Little Rock police put out an alert today about a pair of men working a swindle known to cops as a pigeon drop. It's convoluted by design, but it starts with somebody ostensibly needing help handling a large sum of money and ends with the pigeon turning over money from his or her own checking account.
It's a real-life enactment, I guess, of the Nigerian e-mail schemes. Lt. Terry Hastings' warning is on the jump. It was supported by six police reports of such scams since September. They accounted for more than $24,000 in stolen cash and $10,000 in stolen jewelry. Men and women of various ages were victimized after being approached on bank and shopping center parking lots.
POLICE NEWS RELEASE
In recent months, several “Pigeon Drop” incidents have occurred in the city. The victims are being approached at their vehicles by a black male who shows them a note with an address on it. The suspect tells the victim that he cannot read and has recently received a large sum of cash. The suspect has a paper sack containing what appears to be a large sum of money. The suspect tells the victim that he has been told that he cannot deposit the large sum of money into the bank and then be able to make a withdrawal. The suspect asks the victim to take him to the address on the paper so he can meet someone who says they can help him find a place to live. As the victim is driving the suspect to the address, the suspect then tells the victim to pull into another business where they are approached by a second suspect. The two suspects act as if they do not know each other and the second suspect offers to help the first suspect with the money. Both suspects then ask the victim to drive to the bank and withdraw a large amount of money to prove the victim can withdraw large amounts from the bank. The victim then enters the bank and withdraws the money and returns to the suspects. The suspects persuade the victim to give them their jewelry and money to prove that they can trust each other and agree to meet up at a later time to return the items. The suspects then place the paper sack in the trunk of the victim’s car and leave with the cash and jewelry of the victim. The paper sack has very little cash in it.

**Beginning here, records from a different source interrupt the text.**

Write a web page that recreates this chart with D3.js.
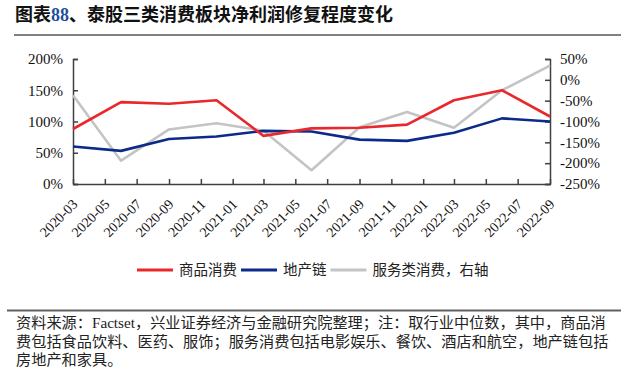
<!DOCTYPE html>
<html>
<head>
<meta charset="utf-8">
<script src="https://cdn.jsdelivr.net/npm/d3@7"></script>
<style>
  body { margin: 0; background: #fff; }
  svg { display: block; }
</style>
</head>
<body>
<div id="chart"></div>
<script>
// # Data (quarterly).
const dates    = ['2020-03', '2020-06', '2020-09', '2020-12', '2021-03', '2021-06',
                  '2021-09', '2021-12', '2022-03', '2022-06', '2022-09']
const goods    = [0.88, 1.31, 1.285, 1.34, 0.77, 0.89, 0.90, 0.95, 1.34, 1.50, 1.08]
const property = [0.60, 0.53, 0.72, 0.76, 0.85, 0.84, 0.71, 0.69, 0.82, 1.05, 1.00]
const services = [-0.37, -1.94, -1.19, -1.04, -1.22, -2.17, -1.14, -0.77, -1.15, -0.25, 0.34]
const leftTicks  = [0, 0.5, 1, 1.5, 2]
const rightTicks = [-2.5, -2, -1.5, -1, -0.5, 0, 0.5]
const seriesNames = ['商品消费', '地产链', '服务类消费，右轴']
const colors      = ['#e8282b', '#0c2a8a', '#c4c4c4']

const W = 629, H = 369
const plot = {left: 73, right: 550, top: 59, bottom: 184}
const serif = '"Liberation Serif", "Noto Sans CJK SC", serif'
const cjk = '"Liberation Serif", "Noto Sans CJK SC", sans-serif'

const parse = d3.timeParse('%Y-%m')
const svg = d3.select('#chart').append('svg')
    .attr('width', W)
    .attr('height', H)

// # Title.
const title = svg.append('text')
    .attr('x', 15)
    .attr('y', 21)
    .attr('font-family', '"Noto Sans CJK SC", sans-serif')
    .attr('font-weight', 700)
    .attr('font-size', 18)
    .attr('fill', '#111')
title.append('tspan').text('图表')
title.append('tspan').text('88').attr('fill', '#1f4e9c')
    .attr('font-family', '"Liberation Serif", serif')
title.append('tspan').text('、泰股三类消费板块净利润修复程度变化')
svg.append('line')
    .attr('x1', 14).attr('x2', 621)
    .attr('y1', 35).attr('y2', 35)
    .attr('stroke', '#808080')
    .attr('stroke-width', 2)

// # Scales.
const x = d3.scaleTime()
    .domain([parse(dates[0]), parse(dates[dates.length - 1])])
    .range([plot.left, plot.right])
const yL = d3.scaleLinear().domain([0, 2]).range([plot.bottom, plot.top])
const yR = d3.scaleLinear().domain([-2.5, 0.5]).range([plot.bottom, plot.top])

// # Axes, ticks point into the plot.
function styleAxis(g) {
    g.selectAll('path, line').attr('stroke', '#404040').attr('stroke-width', 1.5)
    g.selectAll('text').attr('fill', '#111').attr('font-family', serif)
}
const pct = d => Math.round(d * 100) + '%'

svg.append('g')
    .attr('transform', `translate(${plot.left},0)`)
    .call(d3.axisLeft(yL).tickValues(leftTicks).tickFormat(pct)
        .tickSize(-5).tickPadding(10))
    .call(styleAxis)
    .call(g => g.selectAll('text').attr('font-size', 15))

svg.append('g')
    .attr('transform', `translate(${plot.right},0)`)
    .call(d3.axisRight(yR).tickValues(rightTicks).tickFormat(pct)
        .tickSize(-5).tickPadding(10))
    .call(styleAxis)
    .call(g => g.selectAll('text').attr('font-size', 15))

svg.append('g')
    .attr('transform', `translate(0,${plot.bottom})`)
    .call(d3.axisBottom(x).ticks(d3.timeMonth.every(2)).tickFormat(d3.timeFormat('%Y-%m'))
        .tickSize(-5).tickSizeOuter(0))
    .call(styleAxis)
    .call(g => g.selectAll('text')
        .attr('font-size', 14)
        .attr('y', 0).attr('dy', 0)
        .attr('text-anchor', 'end')
        .attr('transform', 'translate(5,21) rotate(-45)'))

// # Lines.
const series = [
    {name: seriesNames[0], values: goods,    y: yL, color: colors[0]},
    {name: seriesNames[1], values: property, y: yL, color: colors[1]},
    {name: seriesNames[2], values: services, y: yR, color: colors[2]},
]
const drawOrder = [series[2], series[1], series[0]]
drawOrder.forEach(s => {
    const line = d3.line()
        .x((v, i) => x(parse(dates[i])))
        .y(v => s.y(v))
    svg.append('path')
        .datum(s.values)
        .attr('d', line)
        .attr('fill', 'none')
        .attr('stroke', s.color)
        .attr('stroke-width', 2.6)
        .attr('stroke-linejoin', 'round')
})

// # Legend.
let lx = 137
const ly = 270
series.forEach(s => {
    svg.append('line')
        .attr('x1', lx).attr('x2', lx + 36)
        .attr('y1', ly).attr('y2', ly)
        .attr('stroke', s.color)
        .attr('stroke-width', 3)
    const t = svg.append('text')
        .attr('x', lx + 42)
        .attr('y', ly + 5)
        .attr('font-family', cjk)
        .attr('font-size', 14.5)
        .attr('fill', '#222')
        .text(s.name)
    lx += 42 + t.node().getComputedTextLength() + 4
})

// # Footer.
svg.append('line')
    .attr('x1', 7).attr('x2', 621)
    .attr('y1', 310.5).attr('y2', 310.5)
    .attr('stroke', '#606060')
    .attr('stroke-width', 2)
const footLines = [
    '资料来源：Factset，兴业证券经济与金融研究院整理；注：取行业中位数，其中，商品消',
    '费包括食品饮料、医药、服饰；服务消费包括电影娱乐、餐饮、酒店和航空，地产链包括',
    '房地产和家具。',
]
svg.append('g').selectAll('text')
    .data(footLines)
    .join('text')
    .attr('x', 16)
    .attr('y', (d, i) => 328 + i * 18.5)
    .attr('font-family', cjk)
    .attr('font-size', 15.2)
    .attr('fill', '#222')
    .text(d => d)
</script>
</body>
</html>
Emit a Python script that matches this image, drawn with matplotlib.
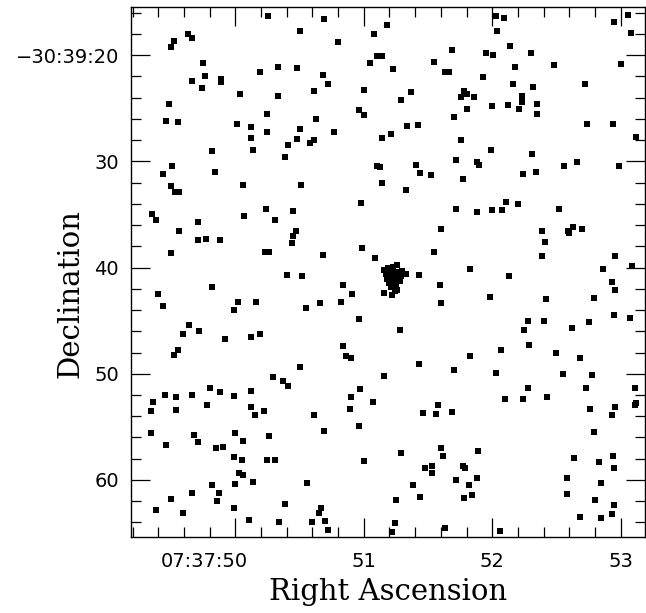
import matplotlib
matplotlib.use("Agg")
import matplotlib.pyplot as plt
import matplotlib.transforms as mtransforms
from matplotlib.ticker import MultipleLocator
import numpy as np

# Right ascension (seconds of 07:37) and declination (arcsec of -30:39) of field sources
ra_field = [
    50.255, 50.50, 49.63, 49.66, 49.52, 49.50, 49.75, 50.33, 50.48, 50.19, 49.76, 49.66, 49.89, 49.89,
    49.74, 50.04, 50.33, 49.48, 50.25, 49.46, 49.55, 50.01, 50.12, 50.50, 50.25, 50.12, 50.48, 49.82,
    50.14, 50.41, 50.39, 49.51, 49.44, 49.84, 49.50, 50.06, 50.51, 49.53, 49.56,
    50.69, 51.18, 51.08, 50.80, 51.69, 51.10, 51.14, 51.05, 51.55, 51.23, 51.63, 51.66, 50.68, 50.72,
    50.61, 51.00, 51.37, 51.29, 51.78, 51.80, 51.76, 51.86, 51.80, 50.96, 51.00, 51.70, 50.63, 51.34,
    51.42, 50.77, 50.58, 50.61, 51.14, 51.21, 51.76, 51.72, 51.10, 51.13, 51.41, 51.44, 51.52, 51.77,
    51.14, 51.33,
    52.03, 52.09, 53.06, 52.95, 52.04, 53.08, 52.14, 51.95, 52.01, 52.30, 52.18, 52.48, 53.00, 51.93,
    52.16, 52.32, 52.72, 52.00, 52.12, 52.23, 52.23, 52.21, 52.35, 52.35, 52.74, 52.94, 53.12, 51.99,
    52.31, 51.88, 51.90, 52.56, 52.66, 52.99, 52.24, 52.34,
    49.35, 49.38, 49.71, 49.56, 49.71, 49.77, 49.88, 49.50, 50.07, 50.24, 50.31, 50.45, 50.47, 50.45,
    50.44, 50.23, 50.26, 50.40, 50.52, 49.82, 49.40, 49.44, 50.02, 50.16, 49.99, 49.64, 49.59, 49.72,
    49.92, 50.12, 50.19, 49.52, 49.55, 50.50, 50.29, 50.37,
    50.98, 51.72, 51.60, 50.68, 50.99, 51.09, 51.55, 51.83, 51.43, 50.84, 50.91, 51.16, 51.59, 50.66,
    50.82, 50.55, 51.60, 50.96, 51.28, 50.84, 50.86, 50.90, 51.43, 51.83, 51.70, 51.16,
    52.11, 52.20, 51.88, 52.00, 52.08, 52.52, 52.39, 52.63, 52.59, 52.60, 52.70, 52.41, 52.39, 52.96,
    52.86, 53.09, 52.13, 52.93, 52.96, 51.98, 52.42, 52.79, 52.28, 52.40, 52.25, 52.62, 52.75, 52.95,
    53.07, 52.29, 52.07, 52.50, 52.68, 52.03, 52.55, 52.78,
    50.41, 49.80, 49.88, 49.99, 50.12, 49.45, 49.54, 49.66, 49.36, 49.34, 49.54, 49.78, 50.12, 50.15,
    50.22, 49.34, 49.46, 49.68, 49.71, 49.85, 49.90, 50.00, 50.06, 50.26, 49.99, 50.05, 50.25, 50.31,
    50.03, 50.06, 50.14, 50.00, 49.82, 49.87, 49.66, 49.50, 49.86, 49.99, 49.38, 49.59, 50.39, 50.11,
    50.34,
    50.97, 50.90, 50.89, 51.07, 50.61, 50.96, 50.69, 51.00, 50.56, 50.67, 50.65, 50.60, 50.70, 50.72,
    51.46, 51.56, 51.58, 51.69, 51.29, 51.60, 51.62, 51.48, 51.53, 51.53, 51.77, 51.79, 51.72, 51.82,
    51.38, 51.44, 51.25, 51.78, 51.84, 51.24, 51.22, 51.63,
    52.28, 52.10, 52.24, 52.43, 52.73, 53.11, 53.11, 53.12, 52.76, 52.96, 52.93, 52.79, 51.89, 52.64,
    52.83, 52.94, 52.95, 51.88, 52.58, 52.85, 52.58, 52.80, 52.95, 52.68, 52.85, 52.93, 52.06,
]
dec_field = [
    16.3, 17.7, 18.0, 18.4, 18.7, 19.2, 20.7, 21.1, 21.25, 21.6, 22.0, 22.4, 22.2, 22.5,
    23.1, 23.7, 23.8, 24.6, 25.5, 26.2, 26.3, 26.5, 26.8, 27.0, 27.2, 27.8, 27.9, 29.0,
    28.9, 28.5, 29.6, 30.4, 31.2, 31.0, 32.3, 32.2, 32.2, 32.9, 32.9,
    16.56, 17.2, 18.0, 18.75, 19.5, 20.06, 20.06, 20.7, 20.6, 21.3, 21.6, 21.6, 21.9, 22.7,
    23.4, 23.3, 23.5, 24.2, 23.4, 23.7, 23.9, 23.9, 25.1, 25.2, 25.6, 25.8, 26.0, 26.7,
    26.6, 27.25, 28.3, 28.0, 27.8, 27.4, 28.0, 29.9, 30.4, 30.5, 30.3, 31.1, 31.3, 31.7,
    32.0, 32.7,
    16.3, 16.5, 16.2, 16.9, 17.7, 17.9, 19.1, 19.8, 20.0, 19.8, 21.1, 20.9, 20.8, 22.1,
    22.7, 23.0, 22.7, 24.75, 24.7, 23.8, 24.4, 25.1, 24.6, 25.5, 26.5, 26.5, 27.7, 28.9,
    29.3, 30.1, 30.3, 30.4, 30.1, 30.4, 31.2, 31.0,
    35.0, 35.5, 35.7, 36.6, 37.4, 37.3, 37.4, 38.65, 35.15, 34.5, 35.5, 34.7, 36.6, 37.0,
    37.65, 38.5, 38.5, 40.7, 40.8, 41.8, 42.5, 43.6, 43.2, 43.2, 44.0, 45.4, 46.3, 46.0,
    46.7, 46.5, 46.3, 48.2, 47.8, 49.4, 50.3, 50.7,
    33.96, 34.5, 36.4, 38.8, 38.2, 39.1, 38.5, 40.1, 40.7, 41.6, 42.5, 42.4, 41.6, 43.3,
    43.2, 43.8, 43.3, 44.8, 45.9, 47.4, 48.3, 48.5, 49.1, 48.3, 49.65, 50.2,
    33.8, 34.0, 34.8, 34.6, 34.6, 34.5, 36.6, 36.2, 36.6, 36.7, 36.4, 37.6, 38.9, 38.9,
    40.15, 39.9, 40.8, 41.4, 42.15, 42.8, 43.0, 42.9, 45.05, 45.05, 45.9, 45.65, 45.15, 44.5,
    44.75, 47.3, 47.75, 48.05, 48.55, 49.9, 50.05, 50.1,
    51.2, 51.3, 51.7, 52.1, 51.6, 52.0, 52.2, 52.0, 52.7, 53.5, 53.4, 52.9, 53.1, 53.85,
    53.5, 55.6, 56.7, 55.8, 56.4, 57.0, 56.9, 55.6, 56.3, 55.9, 57.8, 58.1, 58.1, 58.1,
    59.3, 59.5, 60.2, 60.4, 60.5, 61.2, 61.2, 61.8, 62.0, 62.6, 62.85, 63.1, 62.3, 63.8,
    64.0,
    51.4, 52.2, 53.3, 52.7, 53.9, 54.9, 55.4, 58.2, 60.3, 62.6, 63.1, 64.0, 63.85, 64.7,
    53.7, 53.8, 52.9, 53.6, 57.5, 57.0, 57.7, 58.9, 58.7, 59.3, 58.7, 58.9, 60.0, 60.5,
    60.5, 61.6, 61.9, 61.7, 61.4, 64.1, 64.9, 64.5,
    51.3, 52.4, 52.35, 52.2, 51.3, 51.3, 52.9, 52.8, 53.35, 53.1, 53.9, 55.5, 57.25, 57.9,
    58.3, 57.7, 58.9, 59.8, 59.8, 60.3, 61.35, 61.9, 62.4, 63.5, 63.6, 63.25, 64.85,
]

# Dense central concentration
ra_core = [51.16, 51.19, 51.23, 51.26, 51.30, 51.33, 51.17, 51.21, 51.25, 51.29, 51.18,
           51.22, 51.26, 51.20, 51.24, 51.28, 51.21, 51.25, 51.24, 51.26, 51.22]
dec_core = [40.2, 40.04, 39.98, 39.79, 40.35, 40.6, 40.6, 40.51, 40.42, 40.82, 41.04,
            40.92, 40.98, 41.45, 41.36, 41.29, 41.86, 41.76, 42.17, 42.08, 42.61]

xtick_vals = [50, 51, 52, 53]
xtick_labels = ["07:37:50", "51", "52", "53"]
ytick_vals = [20, 30, 40, 50, 60]
ytick_labels = ["\u221230:39:20", "30", "40", "50", "60"]

fig = plt.figure(figsize=(6.46, 6.13), dpi=100)
ax = fig.add_axes([0.2033, 0.1235, 0.7952, 0.8645])

ra_all = np.array(ra_field + ra_core)
dec_all = np.array(dec_field + dec_core)
ax.scatter(ra_all, dec_all, marker="s", s=13, c="black", linewidths=0)

ax.set_xlim(49.19, 53.19)
ax.set_ylim(65.4, 15.5)

ax.set_xticks(xtick_vals)
ax.set_xticklabels(xtick_labels)
ax.set_yticks(ytick_vals)
ax.set_yticklabels(ytick_labels)
ax.xaxis.set_minor_locator(MultipleLocator(0.2))
ax.yaxis.set_minor_locator(MultipleLocator(2))

ax.tick_params(which="both", direction="in", top=True, right=True, width=0.9, color="black")
ax.tick_params(which="major", length=14)
ax.tick_params(which="minor", length=7.5)
ax.tick_params(axis="x", which="major", pad=10.5, labelsize=14)
ax.tick_params(axis="y", which="major", pad=9, labelsize=14)
for sp in ax.spines.values():
    sp.set_linewidth(1.0)

# first RA label: "50" centred on the tick, prefix extends left
first = ax.get_xticklabels()[0]
first.set_horizontalalignment("right")
first.set_transform(first.get_transform() + mtransforms.ScaledTranslation(0.125, 0, fig.dpi_scale_trans))

ax.set_xlabel("Right Ascension", fontsize=21, family="DejaVu Serif", labelpad=5)
ax.set_ylabel("Declination", fontsize=21, family="DejaVu Serif")
ax.yaxis.set_label_coords(-0.092, 0.46)

fig.savefig("out.png", dpi=100)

The first suspect is described as a B/M 35 to 45 years of age, 6’, 200 lbs. The second suspect is described as a B/M 45 to 55 years of age, 5’8”, 160 lbs.

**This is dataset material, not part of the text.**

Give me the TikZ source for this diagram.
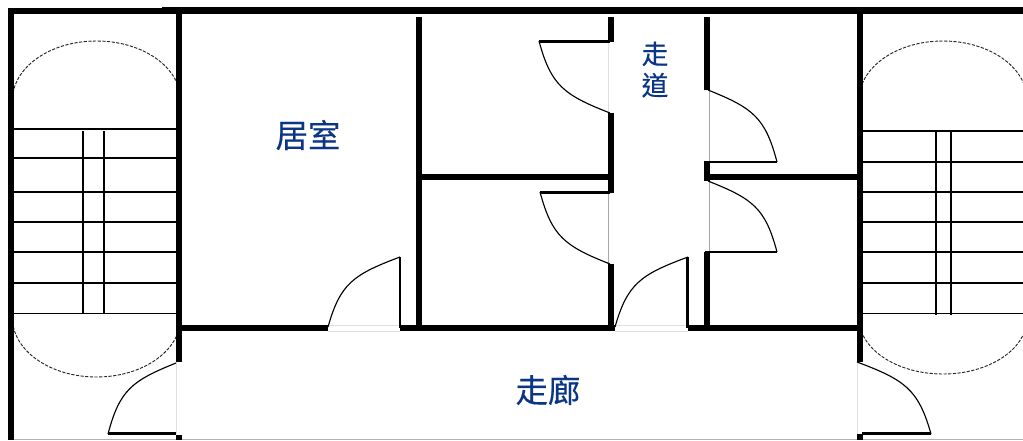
\documentclass[tikz,border=0pt]{standalone}
\usepackage{fontspec}
\newfontfamily\cjkfont[FakeBold=0.35]{Noto Sans CJK TC}
\definecolor{labelblue}{HTML}{0B3585}
\tikzset{
  wall/.style={line width=4.4pt,black,line cap=butt},
  doorleaf/.style={line width=2.1pt,black,line cap=butt},
  post/.style={line width=2.2pt,black,line cap=butt},
  swing/.style={line width=0.85pt,black},
  tread/.style={line width=1.2pt,black},
  sill/.style={line width=0.5pt,gray!70},
  paleSill/.style={line width=0.6pt,gray!25},
  landing/.style={line width=0.7pt,black!85,dash pattern=on 2.4pt off 1.1pt},
  roomlabel/.style={text=labelblue,font=\cjkfont\fontsize{24.3}{26}\selectfont,inner sep=0pt},
  aisle/.style={text=labelblue,font=\cjkfont\fontsize{20}{23.5}\selectfont,inner sep=0pt,align=center}
}
\begin{document}
\begin{tikzpicture}[x=0.75pt,y=-0.75pt]
\useasboundingbox (0,0) rectangle (1023,440);
% thin lines at bottom and door sills
\draw[line width=0.6pt,gray!60] (13,439.3) -- (1023,439.3);
\draw[paleSill] (176,362) -- (176,434);
\draw[paleSill] (857,362) -- (857,434);
\draw[paleSill] (328,325.5) -- (400,325.5) (328,331.3) -- (400,331.3);
\draw[paleSill] (615,325.5) -- (688,325.5) (615,331.3) -- (688,331.3);
\draw[paleSill] (608,41) -- (608,113);
\draw[sill] (608,192) -- (608,264);
\draw[sill] (709,90) -- (709,162) (709,181) -- (709,252);
% left stairs
\foreach \y in {129,158,192,222,252,282.7,313.3} \draw[tread] (13,\y) -- (176,\y);
\draw[tread] (83,131) -- (83,313) (104,131) -- (104,313);
\begin{scope}
\clip (13,30) rectangle (176,97);
\draw[landing] (96.5,100) ellipse [x radius=84,y radius=59];
\end{scope}
\begin{scope}
\clip (13,313) rectangle (176,385);
\draw[landing] (96.5,318) ellipse [x radius=84,y radius=59];
\end{scope}
% right stairs
\foreach \y in {131,161.7,192,222,252,282.7,313.3} \draw[tread] (862,\y) -- (1023,\y);
\draw[tread] (935.7,132) -- (935.7,314.5) (950.7,132) -- (950.7,314.5);
\begin{scope}
\clip (863,30) rectangle (1023,97);
\draw[landing] (943,100) ellipse [x radius=84,y radius=59];
\end{scope}
\begin{scope}
\clip (863,313) rectangle (1023,385);
\draw[landing] (943,318) ellipse [x radius=84,y radius=56];
\end{scope}
% outer walls
\draw[wall] (8,11) -- (170,11);
\draw[wall,line width=4.9pt] (162,10.7) -- (1023,10.7);
\draw[wall] (10.7,8.5) -- (10.7,440);
\draw[wall] (178.8,7.5) -- (178.8,361.7) (178.8,435) -- (178.8,440);
\draw[wall] (859.7,7.5) -- (859.7,361.7) (859.7,434) -- (859.7,440);
% corridor wall
\draw[wall] (181,328.3) -- (328,328.3) (400,328.3) -- (615,328.3) (688,328.3) -- (859,328.3);
% partitions
\draw[wall] (419,17) -- (419,328);
\draw[wall] (419,177) -- (611,177);
\draw[wall] (707,177) -- (859,177);
\draw[wall] (611,17) -- (611,41.7) (611,113) -- (611,193) (611,264) -- (611,328);
\draw[wall] (707,17) -- (707,90) (707,161) -- (707,180.5) (707,251.5) -- (707,328);
% door leaves
\draw[doorleaf] (539,41.2) -- (610,41.2);
\draw[doorleaf] (540,192.3) -- (610,192.3);
\draw[doorleaf] (705,162) -- (777,162);
\draw[doorleaf] (705,252) -- (777,252);
\draw[doorleaf] (108,433.8) -- (176,433.8);
\draw[doorleaf] (862,433.8) -- (931,433.8);
\draw[post] (400,257) -- (400,328);
\draw[post] (687.4,257) -- (687.4,328);
% door swings
\draw[swing] (539,41) .. controls (551,85.6) and (563.9,95) .. (610,113);
\draw[swing] (540,192) .. controls (552,236.6) and (564.5,246) .. (610,264);
\draw[swing] (708,90) .. controls (752.9,108) and (765.3,117.4) .. (777,162);
\draw[swing] (708,181) .. controls (752.9,198.8) and (765.3,208) .. (777,252);
\draw[swing] (328,327) .. controls (340.2,283.6) and (353.2,274.5) .. (400,257);
\draw[swing] (615,327) .. controls (627.4,283.6) and (640.6,274.5) .. (688,257);
\draw[swing] (108,434) .. controls (119.6,390) and (131.8,380.8) .. (176,363);
\draw[swing] (931,434) .. controls (918.4,389.4) and (905.1,380) .. (857,362);
% labels
\node[roomlabel] (room) at (308,135) {居室};
\node[roomlabel] (hall) at (548,390) {走廊};
\node[aisle] (aisle) at (655,69.5) {走\\道};
\end{tikzpicture}
\end{document}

No arrests have been made at this time. The victims in these thefts have not been elderly. Please get this information out to everyone.
If you are approached by a person who has what sounds like an unbelievable opportunity you should realize that it is unbelievable. We offer the following tips to help reduce the chances of being a victim of such schemes.
1. Never withdraw money from your account based on a stranger’s word.
2. If you are at a bank ask the individuals to go in the bank and talk with a bank representative to see what they can do to help.
3. Never give a ride to a stranger that you just met on a parking lot.
4. Tell the person that you will call the police for assistance.
5. As always report suspicious activity to police immediately.
6. If you see someone who you believe is being pulled into this scheme call police immediately.
Many of these types of schemes are carried out on the elderly. Please visit with your elderly family members and educate them on the possibility of someone trying to get their money.